SLB announced its plans to combine its carbon capture business with Norway company, Aker Carbon Capture.

Upon completion of the transaction, which is expected to close by the end of the second quarter of this year, SLB will own 80 percent of the combined business and ACC will own 20 percent.

According to a SLB news release, the combined technology portfolios will accelerate the introduction of promising early-stage decarbonization technology.

“For CCUS to have the expected impact on supporting global net-zero ambitions, it will need to scale up 100-200 times in less than three decades,” Olivier Le Peuch, CEO of SLB, says in the release. “Crucial to this scale-up is the ability to lower capture costs, which often represent as much as 50-70% of the total spend of a CCUS project.

The International Energy Agency estimates that over one gigaton of CO2 every year year will need to be captured by 2030 — a figure that scales up to over six gigatons by 2050.
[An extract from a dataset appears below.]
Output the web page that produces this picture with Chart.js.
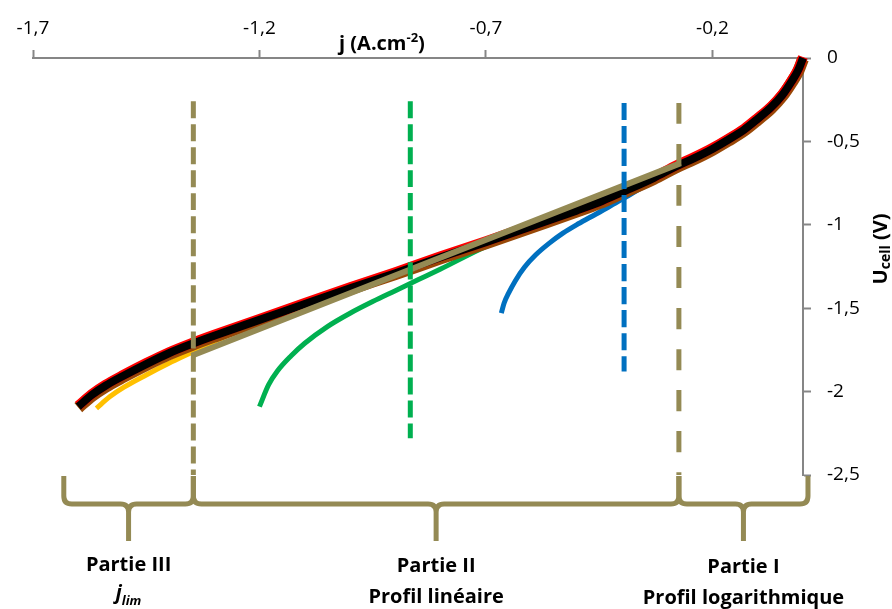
<!DOCTYPE html>
<html>
<head>
<meta charset="utf-8">
<script src="https://cdn.jsdelivr.net/npm/chart.js@4/dist/chart.umd.min.js"></script>
<style>
  html, body { margin: 0; padding: 0; background: #fff; }
  #wrap { width: 892px; height: 609px; position: relative; }
</style>
</head>
<body>
<div id="wrap"><canvas id="chart"></canvas></div>
<script>
// axis ticks
const xTicks = [-1.7, -1.2, -0.7, -0.2];
const yTicks = [0, -0.5, -1, -1.5, -2, -2.5];

// main polarisation curve (black, red and brown overlap)
const blackJ = [0, -0.01, -0.025, -0.045, -0.07, -0.1, -0.13, -0.165, -0.2, -0.24, -0.28, -0.33, -0.4, -0.45, -0.5, -0.6, -0.7, -0.8, -0.9, -1.0, -1.1, -1.2, -1.3, -1.35, -1.4, -1.45, -1.5, -1.54, -1.57, -1.6];
const blackU = [0, -0.07, -0.14, -0.22, -0.295, -0.365, -0.43, -0.49, -0.545, -0.6, -0.65, -0.72, -0.805, -0.865, -0.915, -1.01, -1.105, -1.195, -1.29, -1.38, -1.475, -1.57, -1.665, -1.715, -1.77, -1.835, -1.905, -1.965, -2.02, -2.09];

// orange curve
const orangeJ = [0, -0.01, -0.025, -0.045, -0.07, -0.1, -0.13, -0.165, -0.2, -0.24, -0.28, -0.33, -0.4, -0.45, -0.5, -0.6, -0.7, -0.8, -0.9, -1.0, -1.1, -1.2, -1.3, -1.35, -1.4, -1.45, -1.5, -1.53, -1.56];
const orangeU = [0, -0.07, -0.14, -0.22, -0.295, -0.365, -0.43, -0.49, -0.545, -0.6, -0.65, -0.72, -0.805, -0.865, -0.915, -1.01, -1.105, -1.195, -1.29, -1.38, -1.48, -1.59, -1.7, -1.765, -1.83, -1.9, -1.975, -2.03, -2.1];

// green curve
const greenJ = [0, -0.01, -0.025, -0.045, -0.07, -0.1, -0.13, -0.165, -0.2, -0.24, -0.28, -0.33, -0.4, -0.45, -0.5, -0.6, -0.7, -0.8, -0.85, -0.9, -0.95, -1.0, -1.05, -1.1, -1.13, -1.16, -1.18, -1.2];
const greenU = [0, -0.07, -0.14, -0.22, -0.295, -0.365, -0.43, -0.49, -0.545, -0.6, -0.65, -0.72, -0.805, -0.865, -0.915, -1.02, -1.13, -1.265, -1.33, -1.395, -1.46, -1.53, -1.61, -1.71, -1.785, -1.875, -1.96, -2.09];

// blue curve
const blueJ = [0, -0.01, -0.025, -0.045, -0.07, -0.1, -0.13, -0.165, -0.2, -0.24, -0.27, -0.3, -0.33, -0.36, -0.395, -0.43, -0.47, -0.5, -0.53, -0.56, -0.59, -0.615, -0.635, -0.65, -0.66, -0.666];
const blueU = [0, -0.07, -0.14, -0.22, -0.295, -0.365, -0.43, -0.49, -0.545, -0.6, -0.65, -0.695, -0.74, -0.785, -0.84, -0.895, -0.955, -1.0, -1.05, -1.11, -1.18, -1.255, -1.335, -1.41, -1.47, -1.53];

// linear fit (tan)
const fitJ = [-1.35, -0.27];
const fitU = [-1.785, -0.63];

// vertical dashed limits
const limitJ = [-1.346, -0.867, -0.395, -0.274];
const limitTop = [-0.26, -0.26, -0.27, -0.27];
const limitBottom = [-2.5, -2.28, -1.88, -2.5];

// zones under the plot
const zoneEdges = [-1.632, -1.346, -0.274, 0.011];
const zoneTitles = ['Partie III', 'Partie II', 'Partie I'];
const zoneNotes = ['j', 'Profil linéaire', 'Profil logarithmique'];

const tan = '#948A54';
const axisGray = '#868686';
const fontFamily = '"Open Sans", Lato, sans-serif';

const pts = (xs, ys) => xs.map((v, i) => ({ x: v, y: ys[i] }));
const fmt = v => String(Math.round(v * 10) / 10).replace('.', ',');

const limitColors = [tan, '#00B050', '#0070C0', tan];
const limitDash = [[17, 6], [17, 6], [17, 6], [21, 20]];

const datasets = [];
limitJ.forEach((j, i) => {
    datasets.push({
        data: [{ x: j, y: limitTop[i] }, { x: j, y: limitBottom[i] }],
        borderColor: limitColors[i],
        borderWidth: 5,
        borderDash: limitDash[i]
    });
});
datasets.push({ data: pts(fitJ, fitU), borderColor: tan, borderWidth: 6 });
datasets.push({ data: pts(blackJ, blackU), borderColor: '#000000', borderWidth: 8 });
datasets.push({ data: pts(blackJ, blackU), borderColor: '#FF0000', borderWidth: 10, shiftY: -1 });
datasets.push({ data: pts(blackJ, blackU), borderColor: '#984807', borderWidth: 12, shiftY: 1 });
datasets.push({ data: pts(blueJ, blueU), borderColor: '#0070C0', borderWidth: 5 });
datasets.push({ data: pts(greenJ, greenU), borderColor: '#00B050', borderWidth: 5 });
datasets.push({ data: pts(orangeJ, orangeU), borderColor: '#FFC000', borderWidth: 5 });
datasets.forEach(d => {
    d.pointRadius = 0;
    d.fill = false;
    d.clip = false;
    d.cubicInterpolationMode = 'monotone';
});

// small vertical offset so the red/brown edges show on each side
const shiftPlugin = {
    id: 'shift',
    beforeDatasetDraw(chart, args) {
        const dy = chart.data.datasets[args.index].shiftY || 0;
        chart.ctx.save();
        chart.ctx.translate(0, dy);
    },
    afterDatasetDraw(chart) {
        chart.ctx.restore();
    }
};

function drawBrace(ctx, x1, x2, yTop, yMid, yTip, r) {
    const xm = (x1 + x2) / 2;
    ctx.beginPath();
    ctx.moveTo(x1, yTop);
    ctx.lineTo(x1, yMid - r);
    ctx.quadraticCurveTo(x1, yMid, x1 + r, yMid);
    ctx.lineTo(xm - r, yMid);
    ctx.quadraticCurveTo(xm, yMid, xm, yMid + r);
    ctx.lineTo(xm, yTip);
    ctx.moveTo(xm, yMid + r);
    ctx.quadraticCurveTo(xm, yMid, xm + r, yMid);
    ctx.lineTo(x2 - r, yMid);
    ctx.quadraticCurveTo(x2, yMid, x2, yMid - r);
    ctx.lineTo(x2, yTop);
    ctx.stroke();
}

const annotations = {
    id: 'annotations',
    afterDraw(chart) {
        const { ctx, chartArea } = chart;
        const xs = chart.scales.x;
        const base = chartArea.bottom;
        ctx.save();

        // braces and zone labels
        ctx.strokeStyle = tan;
        ctx.lineWidth = 5;
        ctx.lineJoin = 'round';
        ctx.fillStyle = '#000';
        ctx.textBaseline = 'middle';
        for (let i = 0; i < zoneTitles.length; i++) {
            const x1 = xs.getPixelForValue(zoneEdges[i]);
            const x2 = xs.getPixelForValue(zoneEdges[i + 1]);
            const xm = (x1 + x2) / 2;
            drawBrace(ctx, x1, x2, base + 1, base + 29, base + 66, 8);

            ctx.textAlign = 'center';
            ctx.font = 'bold 20px ' + fontFamily;
            ctx.fillText(zoneTitles[i], xm, base + 90 + i);
            if (i === 0) {
                // j with "lim" subscript
                ctx.font = 'italic bold 20px ' + fontFamily;
                const wj = ctx.measureText('j').width;
                ctx.font = 'italic bold 13px ' + fontFamily;
                const ws = ctx.measureText('lim').width;
                const x0 = xm - (wj + ws) / 2;
                ctx.textAlign = 'left';
                ctx.font = 'italic bold 20px ' + fontFamily;
                ctx.fillText('j', x0, base + 118);
                ctx.font = 'italic bold 13px ' + fontFamily;
                ctx.fillText('lim', x0 + wj, base + 126);
            } else {
                ctx.fillText(zoneNotes[i], xm, base + 121 + i);
            }
        }

        // x axis title
        ctx.textAlign = 'left';
        ctx.textBaseline = 'alphabetic';
        let tx = 339;
        ctx.font = 'bold 20px ' + fontFamily;
        ctx.fillText('j (A.cm', tx, 50);
        tx += ctx.measureText('j (A.cm').width;
        ctx.font = 'bold 13px ' + fontFamily;
        ctx.fillText('-2', tx, 42);
        tx += ctx.measureText('-2').width;
        ctx.font = 'bold 20px ' + fontFamily;
        ctx.fillText(')', tx, 50);

        // y axis title (rotated)
        ctx.translate(887, 249);
        ctx.rotate(-Math.PI / 2);
        ctx.font = 'bold 20px ' + fontFamily;
        const wU = ctx.measureText('U').width;
        const wV = ctx.measureText(' (V)').width;
        ctx.font = 'bold 14px ' + fontFamily;
        const wc = ctx.measureText('cell').width;
        let ty = -(wU + wc + wV) / 2;
        ctx.font = 'bold 20px ' + fontFamily;
        ctx.fillText('U', ty, 0);
        ty += wU;
        ctx.font = 'bold 14px ' + fontFamily;
        ctx.fillText('cell', ty, 3);
        ty += wc;
        ctx.font = 'bold 20px ' + fontFamily;
        ctx.fillText(' (V)', ty, 0);

        ctx.restore();
    }
};

new Chart(document.getElementById('chart'), {
    type: 'line',
    data: { datasets: datasets },
    options: {
        responsive: true,
        maintainAspectRatio: false,
        animation: false,
        layout: { padding: { left: 33, right: 0, top: 0, bottom: 134 } },
        plugins: {
            legend: { display: false },
            tooltip: { enabled: false }
        },
        scales: {
            x: {
                type: 'linear',
                position: 'top',
                min: -1.7,
                max: 0,
                afterBuildTicks: s => { s.ticks = xTicks.map(v => ({ value: v })); },
                afterFit: s => { s.height = 58; },
                grid: { drawOnChartArea: false, drawTicks: true, tickLength: 8, tickColor: axisGray, tickWidth: 2 },
                border: { color: axisGray, width: 2 },
                ticks: {
                    color: '#000',
                    padding: 10,
                    maxRotation: 0,
                    font: { family: fontFamily, size: 19 },
                    callback: v => fmt(v)
                }
            },
            y: {
                type: 'linear',
                position: 'right',
                min: -2.5,
                max: 0,
                afterBuildTicks: s => { s.ticks = yTicks.map(v => ({ value: v })); },
                afterFit: s => { s.width = 89; },
                grid: { drawOnChartArea: false, drawTicks: true, tickLength: 8, tickColor: axisGray, tickWidth: 2 },
                border: { color: axisGray, width: 2 },
                ticks: {
                    color: '#000',
                    padding: 16,
                    font: { family: fontFamily, size: 19 },
                    callback: v => fmt(v)
                }
            }
        }
    },
    plugins: [shiftPlugin, annotations]
});
</script>
</body>
</html>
"We are excited to create this business with ACC to accelerate the deployment of carbon capture technologies that will shift the economics of carbon capture across high-emitting industrial sectors,” Le Peuch continues.

SLB is slated to pay NOK 4.12 billion — around $379.4 million — to own 80 percent of Aker Carbon Capture Holding AS, which owns ACC, per the news release, and SLB may also pay up to NOK 1.36 billion over the next three years, depending on business performance.